- **The exercise**
Wherever a line in the data below holds "with", copy that line.

- **Data segment**
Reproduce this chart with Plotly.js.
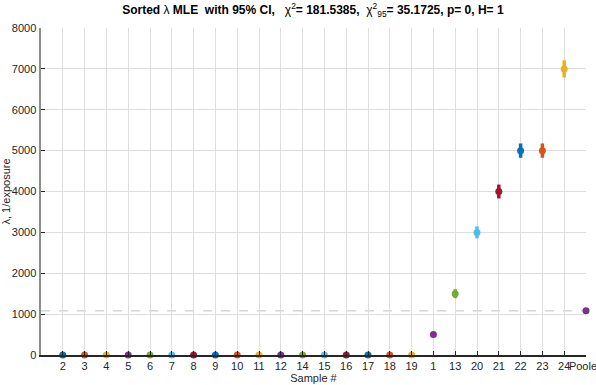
<!DOCTYPE html>
<html><head><meta charset="utf-8">
<script src="https://cdn.plot.ly/plotly-3.0.1.min.js"></script>
<style>html,body{margin:0;padding:0;background:#fff}#c{width:596px;height:385px}</style>
</head><body><div id="c"></div>
<script>
const samples = ["2","3","4","5","6","7","8","9","10","11","12","14","15","16","17","18","19","1","13","20","21","22","23","24","Pooled"];
const lambdaMLE = [0,0,0,0,0,0,0,0,0,0,0,0,0,0,0,0,0,500,1500,3000,4000,5000,5000,7000,1080];
const ciHalf = [0,0,0,0,0,0,0,0,0,0,0,0,0,0,0,0,0,60,110,145,170,175,175,210,0];
const pooledValue = 1080;
const palette = ["#0072BD","#D95319","#EDB120","#7E2F8E","#77AC30","#4DBEEE","#A2142F"];

const traces = samples.map((s,i)=>({
  x:[s], y:[lambdaMLE[i]], type:'scatter', mode:'markers',
  marker:{color:palette[i%7], size:7},
  error_y:{type:'data', array:[ciHalf[i]], color:palette[i%7], thickness:3.5, width:0, visible:true},
  showlegend:false, cliponaxis:false
}));

const layout = {
  width:596, height:385,
  margin:{l:41, r:10, t:28, b:30},
  paper_bgcolor:'#fff', plot_bgcolor:'#fff',
  font:{family:'Liberation Sans, Arial, sans-serif', size:11, color:'#262626'},
  title:{text:'<b>Sorted </b>λ<b> MLE  with 95% CI,   </b>χ<sup>2</sup><b>= 181.5385,  </b>χ<sup>2</sup><sub>95</sub><b>= 35.1725, p= 0, H= 1</b>',
    x:0.525, xanchor:'center', y:0.985, yanchor:'top', font:{size:12, color:'#000'}},
  xaxis:{type:'category', categoryorder:'array', categoryarray:samples, range:[-1,24],
    showgrid:true, gridcolor:'#dedede', gridwidth:1,
    showline:true, linecolor:'#262626', linewidth:1.5,
    ticks:'inside', ticklen:4, tickcolor:'#262626', tickangle:0,
    tickfont:{size:11, color:'#262626'},
    title:{text:'Sample #', font:{size:11, color:'#262626'}, standoff:1},
    zeroline:false, fixedrange:true},
  yaxis:{range:[0,8000], tickvals:[0,1000,2000,3000,4000,5000,6000,7000,8000],
    showgrid:true, gridcolor:'#dedede', gridwidth:1,
    showline:true, linecolor:'#8c8c8c', linewidth:2.5,
    ticks:'inside', ticklen:4, tickcolor:'#262626',
    tickfont:{size:11, color:'#262626'},
    title:{text:'λ, 1/exposure', font:{size:11, color:'#262626'}, standoff:6},
    zeroline:false, fixedrange:true},
  shapes:[{type:'line', xref:'paper', x0:0, x1:1, yref:'y', y0:pooledValue, y1:pooledValue,
    line:{color:'#c0c0c0', width:1, dash:'dash'}, layer:'below'}]
};
Plotly.newPlot('c', traces, layout, {displayModeBar:false, staticPlot:true});
</script></body></html>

- **Answer in full**
Reproduce this chart with Plotly.js.
  title:{text:'<b>Sorted </b>λ<b> MLE  with 95% CI,   </b>χ<sup>2</sup><b>= 181.5385,  </b>χ<sup>2</sup><sub>95</sub><b>= 35.1725, p= 0, H= 1</b>',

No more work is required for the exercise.